民主主義は成長と繁栄を求める。ではそれが民主主義が与えてくれる唯一の報酬なのだろうか。それがわかる事例がある。インドデモスクが破壊されヒンドゥー教寺院が建設されている。再選を狙うモディ首相はここから再選運動をスタートさせることにしている。もともとBJPの運動の源流になった寺院建立運動の現場に立ち会い運動を盛り上げようというのだ。
インドの神に「ラーマ神」がいる。インドの叙事詩ラーマーヤナの主人公だ。正確には神ではなくヴィシュヌ神の化身なのだそうだ。ヴィシュヌは「正義」と言うコンセプトを擬人化したものでありさまざまな化身となって現れてヒンドゥーの人々を守ってくれるとされている。このラーマ王子が生まれた場所とされているのがウッタル・プラデシュ州のアヨーディヤである。

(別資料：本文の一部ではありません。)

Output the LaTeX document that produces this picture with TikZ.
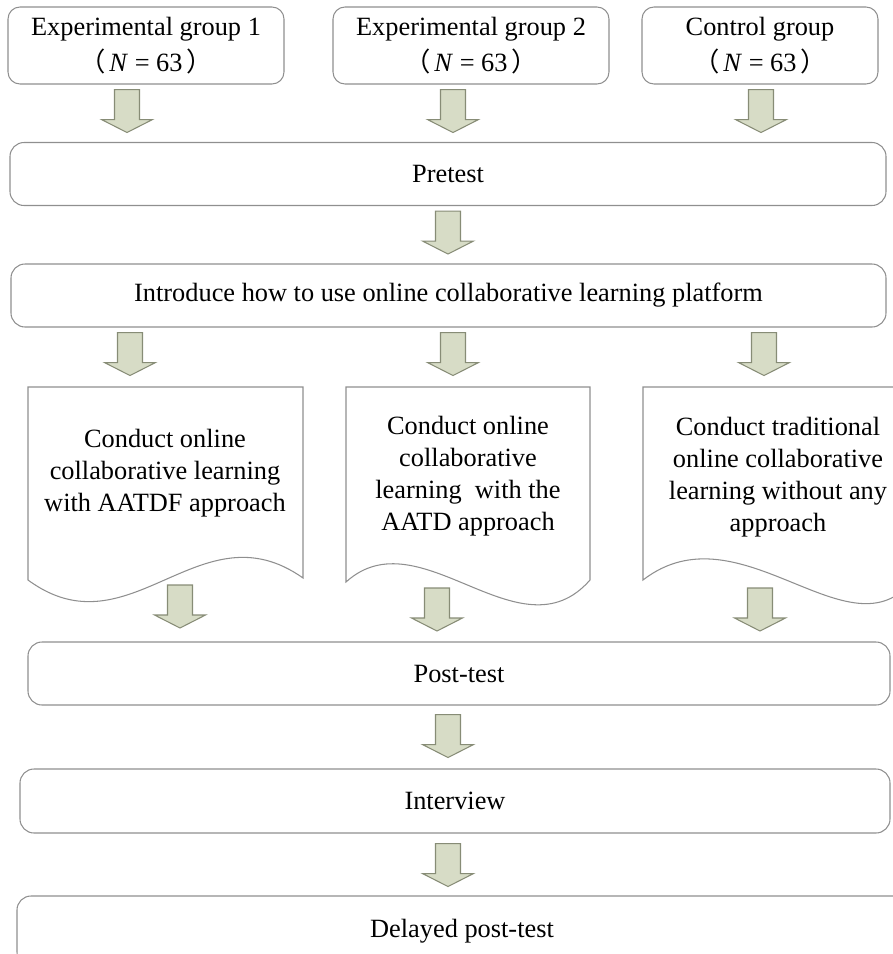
\documentclass[tikz,border=0pt]{standalone}
\usepackage{fontspec}
\setmainfont{Liberation Serif}
\newfontfamily\cjk{Noto Sans CJK SC}
\usepackage{tikz}
\usetikzlibrary{calc}
\newlength\px
\setlength\px{0.02cm}
\definecolor{boxline}{HTML}{8F8F8F}
\definecolor{arrowfill}{HTML}{D7DCC6}
\definecolor{arrowline}{HTML}{878C76}
% block arrow, 43px long, hanging below the given point
\newcommand\blkarrow[1]{%
  \filldraw[blkarrow] (#1) ++(-12.5,0) -- ++(25,0) -- ++(0,30) -- ++(13,0)
    -- ++(-25.5,13) -- ++(-25.5,-13) -- ++(13,0) -- cycle;}
\newcommand\grp[1]{#1\\{\cjk （}\hspace{0.15em}\textit{N} = 63\hspace{0.15em}{\cjk ）}}

\begin{document}
\begin{tikzpicture}[x=1\px,y=-1\px,
  every node/.style={font=\fontsize{15}{18.2}\selectfont},
  box/.style n args={2}{draw=boxline,line width=0.6pt,rectangle,rounded corners=12\px,
    minimum width=#1\px,minimum height=#2\px,inner sep=0pt,align=center},
  docline/.style={draw=boxline,line width=0.6pt},
  blkarrow/.style={fill=arrowfill,draw=arrowline,line width=0.6pt,line join=miter}]
\useasboundingbox (0,0) rectangle (893,954);
% groups
\node[box={276}{77},font=\fontsize{15}{20.5}\selectfont] (g1) at (146,45.5) {\grp{Experimental group 1}};
\node[box={276}{77},font=\fontsize{15}{20.5}\selectfont] (g2) at (471,45.5) {\grp{Experimental group 2}};
\node[box={236}{77},font=\fontsize{15}{20.5}\selectfont] (g3) at (760,45.5) {\grp{Control group}};
% common steps
\node[box={876}{63},rounded corners=14\px] (pre) at (448,174) {Pretest};
\node[box={875}{63},rounded corners=14\px] (intro) at (448.5,295.5) {Introduce how to use online collaborative learning platform};
% treatments
\draw[docline] (28,387) -- (303,387) -- (303,578)
   .. controls (200,505) and (130,655) .. (28,580) -- cycle;
\draw[docline] (346,387) -- (590,387) -- (590,580)
   .. controls (520,660) and (420,515) .. (346,582) -- cycle;
\draw[docline] (643,387) -- (913,387) -- (913,580)
   .. controls (850,660) and (740,505) .. (643,580) -- cycle;
\node[align=center] (d1) at (165,473) {Conduct online\\collaborative learning\\with AATDF approach};
\node[align=center] (d2) at (468,476) {Conduct online\\collaborative\\learning\ \ with the\\AATD approach};
\node[align=center] (d3) at (778,477) {Conduct traditional\\online collaborative\\learning without any\\approach};
\coordinate (d1b) at (165,580);
\coordinate (d2b) at (468,583);
\coordinate (d3b) at (778,583);
% after treatment
\node[box={862}{63},rounded corners=14\px] (post) at (459,673.5) {Post-test};
\node[box={870}{64},rounded corners=14\px] (inter) at (455,801) {Interview};
\node[box={890}{70},rounded corners=14\px] (delay) at (462,931) {Delayed post-test};
% arrows
\foreach \n/\x in {g1/127,g2/453,g3/761} {
   \blkarrow{$(\n.south -| \x,0)+(0,5)$}
}
\blkarrow{$(pre.south -| 448,0)+(0,5)$}
\foreach \x in {130,453,764} {
   \blkarrow{$(intro.south -| \x,0)+(0,5)$}
}
\foreach \n/\x in {d1b/180,d2b/437,d3b/760} {
   \blkarrow{$(\n -| \x,0)+(0,5)$}
}
\blkarrow{$(post.south -| 448,0)+(0,9)$}
\blkarrow{$(inter.south -| 448,0)+(0,10)$}
\end{tikzpicture}
\end{document}
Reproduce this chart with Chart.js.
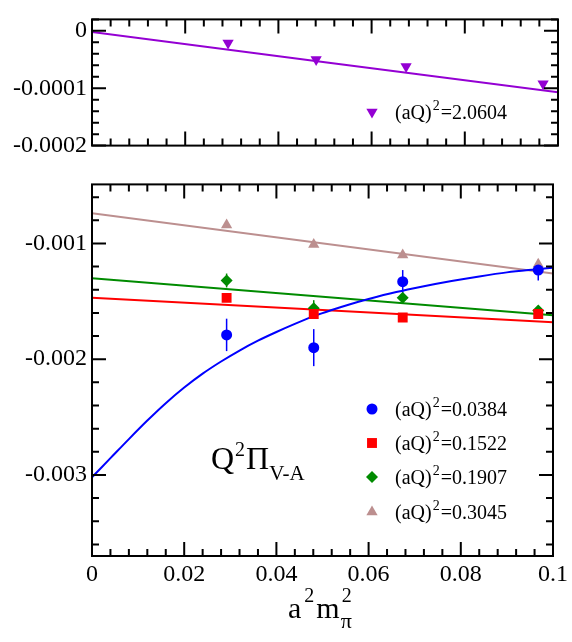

しかしながらインド北部はイスラム系のムガル帝国に征服されている。このため、ヒンドゥー寺院などが破壊されイスラム系の施設が多く作られている。インド観光といえばアグラにあるタージ・マハルが有名だがこれもまたイスラム様式のお墓に過ぎない。このためインドを旅行するとせっかくインドに来たのに「インドっぽいものがない」と感じる人も多いのではないか。
1992年にイスラム教のモスクがヒンドゥー教徒に破壊された。ムガル帝国時代から続くイスラム支配を脱却し「本当のインド」を取り戻す戦いと位置付けられた。宗教対立が激化し2000人以上が死亡したとBBCは書いている。
建物は民間からの寄進によって作られたが、首相再選を狙うモディ首相はラーマ神の像に捧げ物をして寺院建立の成功を祈った。もともとインド人民党はこの寺院建立運動がきっかけになって作られた政党でこの寺院建立計画はいわば彼らの一丁目一番地だ。BJPは当初の目的を達成し更なる躍進を正義の守り神であるラーマ神に誓った。
インドの人々が歴史を取り戻し、インドに「インドっぽい観光資源」が作られる。これはいいことなのではないかと思える。だがこの話には裏面がある。死者が2,000人も出ていると言うことは当然迫害されたイスラム系住民がいる。BBCのビデオには夫を奪われた未亡人が出てくるが、手足を切断されて袋詰めになったそうだ。
ヒンドゥー至上主義はイスラム排斥運動とセットになっている。BJPは2019年に憲法370条を廃止しイスラム系の勢力が強いカシミール州をヒンドゥー化しようとしている。
一方で大統領にサンタル出身のムルム氏が選ばれたようにカースト外に置かれていた少数民族の取り組みも進んでいる。東部インパールでは主要民族が指定カーストになることに反対した周辺の少数民族が暴動を起こしておりインドに多重の差別・被差別構造があることも窺える。
BJPはこれまでの差別構造を転換しイスラム教排斥に置き換えた上で求心力を高めようとしていると言える。民主主義においては数が重要だ。このため少数者を新しい仲間はずれにして政権の求心力を維持しているのが現在のインドと言える。
だが、少数者の迫害につながる政府を西側先進国は見逃してきた。インドは対中国の重要なカードだと見做されているからだ。
もともと人類は群れを作って他の群れを排斥するという本能があるのだろう。国家はこの群れる本能を逸らすために「豊かさの追求」と言う別の目的をでっちあげたと言えるのかもしれない。豊かさの追求ができなくなると、当然民主主義を維持するためには別の目的設定が必要になる
こうした現象は先進国でも見られるようになった。いわば民主主義の先祖返りだ。例えばアメリカ合衆国はヨーロッパ系の住民が「アメリカを取り戻せ」というMAGA運動を展開中だ。フランスの政権はイスラム系の市住民を「フランス化」させるために学校教育を改革しようとしている。ドイツでは北アフリカにモデル国家を作って有色人種などを追い出そうとしている。つまり敵を設定することによって味方を作り出し支持を集めようと言う動きは先進国でも広がりつつあるといえる。
当然こうした傾向が強まれば強まるほど異質なもの同士が共存する現在の世界秩序をそのままの形で維持するのは難しくなる。民族や宗教の違いを理由にした戦争が起きているがそれを止めることができる超大国も国際機関もない。紛争は当然ながら自由な通商と交通路の混乱を招くため、我々は高いコストを支払って交通路を維持する必要性に迫られている。